Why Overreach Matters

Had the warrant been confined to her Chief Justice role, the process would have stood on firmer ground. Article 146 clearly provides a path for removing a Chief Justice who has been found culpable of misconduct or incapacity.

But by reaching into her separate role as Justice, without petitions or inquiry directed at that office, the Presidency stepped outside the boundaries of Article 146.

This conflation undermines the separation of powers, setting a precedent where the executive could, with a stroke of the pen, reshape the judiciary. Equally concerning is the silence of the bench itself.

None of the other Justices has acted suo motu – on their own motion – to question the validity of the warrant’s scope. Judicial restraint has its place, but in matters that touch the independence of the judiciary itself, silence risks normalising an erosion that weakens them all.

The President’s Likely Defence – and Why It Falls Short

The Presidency may argue that once removed as Chief Justice, her judicial commission cannot stand – that the two roles are inseparable. Or that the committee’s recommendation implicitly covered her entire judicial office.
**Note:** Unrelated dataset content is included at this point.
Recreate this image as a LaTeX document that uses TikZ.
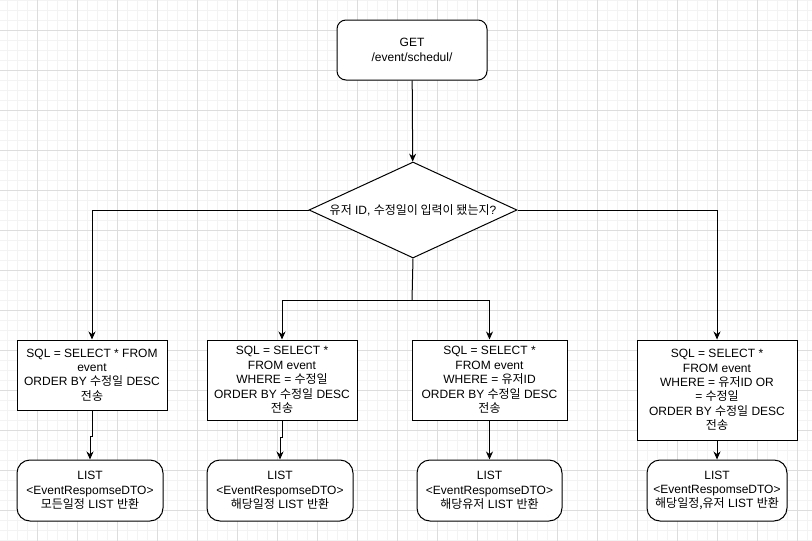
\documentclass[tikz,border=0pt]{standalone}
\usepackage{fontspec}
\setmainfont{Liberation Sans}
\newfontfamily\kr{Noto Sans CJK KR}[Scale=1.0]
\usetikzlibrary{shapes.geometric,arrows.meta}
\definecolor{gridminor}{HTML}{F3F3F3}
\definecolor{gridmajor}{HTML}{DDDDDD}

\begin{document}
\begin{tikzpicture}[x=1pt, y=-1pt,
  every node/.style={font=\fontsize{12}{14.4}\selectfont, align=center, inner sep=0pt},
  sqlbox/.style={draw, fill=white, line width=1pt},
  listbox/.style={draw, fill=white, line width=1pt, rounded corners=13pt, minimum height=61},
  flow/.style={line width=1pt, -{Stealth[length=8pt,width=7pt]}}]
\useasboundingbox (0,0) rectangle (812,541);
% grid
\foreach \x in {7,17,...,807}
{
	\draw[gridminor] (\x,0) -- (\x,541);
}
\foreach \y in {0,10,...,540}
{
	\draw[gridminor] (0,\y) -- (812,\y);
}
\foreach \x in {37,77,...,797}
{
	\draw[gridmajor] (\x,0) -- (\x,541);
}
\foreach \y in {30,70,...,510}
{
	\draw[gridmajor] (0,\y) -- (812,\y);
}
% request and check
\node[draw, fill=white, line width=1pt, rounded corners=9pt, minimum width=150, minimum height=60] (get) at (412,50) {GET\\/event/schedul/};
\node[draw, fill=white, line width=1pt, diamond, aspect=2.17, minimum width=208, minimum height=96] (check) at (413,210) {{\kr 유저} ID, {\kr 수정일이 입력이 됐는지}?};
% queries
\node[sqlbox, minimum width=150, minimum height=70] (sqlall) at (92,375) {SQL = SELECT * FROM\\event\\ORDER BY {\kr 수정일} DESC\\{\kr 전송}};
\node[sqlbox, minimum width=150, minimum height=80] (sqldate) at (282,380) {SQL = SELECT *\\FROM event\\WHERE = {\kr 수정일}\\ORDER BY {\kr 수정일} DESC\\{\kr 전송}};
\node[sqlbox, minimum width=155, minimum height=80] (sqluser) at (489.5,380) {SQL = SELECT *\\FROM event\\WHERE = {\kr 유저}ID\\ORDER BY {\kr 수정일} DESC\\{\kr 전송}};
\node[sqlbox, minimum width=160, minimum height=100] (sqlboth) at (717,390) {SQL = SELECT *\\FROM event\\WHERE = {\kr 유저}ID OR\\= {\kr 수정일}\\ORDER BY {\kr 수정일} DESC\\{\kr 전송}};
% results
\node[listbox, minimum width=146] (listall) at (90,490.5) {LIST\\<EventRespomseDTO>\\{\kr 모든일정} LIST {\kr 반환}};
\node[listbox, minimum width=146] (listdate) at (280,490.5) {LIST\\<EventRespomseDTO>\\{\kr 해당일정} LIST {\kr 반환}};
\node[listbox, minimum width=145] (listuser) at (489.5,490.5) {LIST\\<EventRespomseDTO>\\{\kr 해당유저} LIST {\kr 반환}};
\node[listbox, minimum width=140] (listboth) at (717,490.5) {LIST\\<EventRespomseDTO>\\{\kr 해당일정,유저} LIST {\kr 반환}};
% connectors
\coordinate (split) at (412,300);
\draw[flow] (get) -- (check);
\draw[flow] (check.west) -| (sqlall.north);
\draw[flow] (check.east) -| (sqlboth.north);
\draw[line width=1pt] (check.south) -- (split);
\draw[flow] (split) -| (sqldate.north);
\draw[flow] (split) -| (sqluser.north);
\draw[flow] (sqlall.south) -- ++(0,26) -| (listall.north);
\draw[flow] (sqldate.south) -- ++(0,17) -| (listdate.north);
\draw[flow] (sqluser) -- (listuser);
\draw[flow] (sqlboth) -- (listboth);
\end{tikzpicture}
\end{document}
But that defence falters on three grounds: Textual separation: Articles 128 and 144 treat the two roles differently; separate appointments must mean separate removals. Due process: If the petition and inquiry never addressed her role as Justice, then the Article 146 procedure for that office was never satisfied.
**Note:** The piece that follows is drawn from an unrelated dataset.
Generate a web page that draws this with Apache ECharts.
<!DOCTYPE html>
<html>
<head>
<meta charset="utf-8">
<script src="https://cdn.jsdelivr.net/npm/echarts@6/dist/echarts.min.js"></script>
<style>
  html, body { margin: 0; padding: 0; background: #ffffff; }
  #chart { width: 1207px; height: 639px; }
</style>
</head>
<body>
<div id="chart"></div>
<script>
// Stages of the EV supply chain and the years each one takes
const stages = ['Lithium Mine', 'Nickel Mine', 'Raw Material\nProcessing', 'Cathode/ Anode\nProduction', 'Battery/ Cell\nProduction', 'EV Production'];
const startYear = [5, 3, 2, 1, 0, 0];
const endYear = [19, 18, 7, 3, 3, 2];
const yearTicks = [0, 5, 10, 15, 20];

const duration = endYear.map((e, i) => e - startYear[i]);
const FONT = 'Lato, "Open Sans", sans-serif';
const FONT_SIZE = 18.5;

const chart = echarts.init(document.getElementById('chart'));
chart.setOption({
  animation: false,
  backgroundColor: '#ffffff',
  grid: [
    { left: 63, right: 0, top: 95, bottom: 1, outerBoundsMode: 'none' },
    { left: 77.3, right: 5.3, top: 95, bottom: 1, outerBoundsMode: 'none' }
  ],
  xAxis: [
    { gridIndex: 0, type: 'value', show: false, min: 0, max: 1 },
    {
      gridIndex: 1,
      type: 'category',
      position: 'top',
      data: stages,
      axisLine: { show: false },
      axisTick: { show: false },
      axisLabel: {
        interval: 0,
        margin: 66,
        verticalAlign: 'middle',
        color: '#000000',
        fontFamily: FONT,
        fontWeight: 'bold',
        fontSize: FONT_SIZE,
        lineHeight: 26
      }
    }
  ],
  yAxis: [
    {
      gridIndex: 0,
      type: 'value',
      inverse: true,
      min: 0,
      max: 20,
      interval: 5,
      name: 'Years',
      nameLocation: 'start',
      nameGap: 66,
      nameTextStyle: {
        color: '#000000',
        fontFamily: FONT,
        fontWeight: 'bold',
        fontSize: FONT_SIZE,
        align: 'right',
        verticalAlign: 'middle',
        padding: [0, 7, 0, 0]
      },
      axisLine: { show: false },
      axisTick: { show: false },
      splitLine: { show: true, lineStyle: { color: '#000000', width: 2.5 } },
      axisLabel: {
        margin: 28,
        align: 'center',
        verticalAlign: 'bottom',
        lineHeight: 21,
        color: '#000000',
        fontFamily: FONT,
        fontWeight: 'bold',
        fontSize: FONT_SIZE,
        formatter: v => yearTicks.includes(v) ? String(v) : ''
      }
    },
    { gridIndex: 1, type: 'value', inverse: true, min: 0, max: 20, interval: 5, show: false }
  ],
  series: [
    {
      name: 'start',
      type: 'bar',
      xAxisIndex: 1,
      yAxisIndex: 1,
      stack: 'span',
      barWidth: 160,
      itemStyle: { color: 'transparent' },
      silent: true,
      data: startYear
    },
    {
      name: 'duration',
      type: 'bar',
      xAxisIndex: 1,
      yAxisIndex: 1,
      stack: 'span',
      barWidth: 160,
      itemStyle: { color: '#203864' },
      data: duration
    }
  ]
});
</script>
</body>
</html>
Precedent: In Agyei-Twum and Dery, the Supreme Court stressed strict compliance with Article 146. The Court has never allowed implied powers to stretch removal proceedings.

Even if the President claims to have “merely issued a letter following recommendations,” the warrant cannot stand if it extends beyond the actual scope of those recommendations. That is precisely where the overreach lies.

Beyond One Judge – The Danger Ahead

This is not just about Justice Torkornoo. Today it is her; tomorrow it could be any Chief Justice. If this stands, future administrations could exploit the precedent, using petitions about administrative leadership to wipe out judicial tenure entirely.

Such a tactic could become a playbook for political control of the courts, turning the security of judges into a function of executive satisfaction rather than constitutional procedure. And this concern is not confined to Ghana.

Justice Torkornoo has already filed a petition before the African Court on Human and Peoples’ Rights. Ghana’s Attorney General has raised preliminary objections, but if admissibility is cleared, the African Court could well become a parallel venue where the same scope-versus-removal argument is tested under regional human rights law.

The Real Test

The framers of our Constitution intended that judges be protected from political storms through precise and limited removal procedures.

By exceeding those limits, the Presidency risks creating a precedent that compromises judicial independence for years to come. The principle should remain simple and inviolable: the scope of a petition defines the scope of removal. No more, no less.

Could Overreach Be Grounds for Impeachment?

Some observers have even raised the question of whether this act could itself be impeachable. After all, deliberately extending a removal warrant beyond the scope of a petition and inquiry under Article 146 strikes at the heart of the Constitution and undermines judicial independence. In theory, such an overreach could amount to misconduct warranting presidential accountability.

Yet impeachment in Ghana is ultimately a political process. With the NDC holding a parliamentary majority, it is unlikely that the legislature would ever move against its own President – and therein lies the deeper constitutional peril.

When political dominance shields executive excess, the very checks designed to protect the judiciary risk collapsing.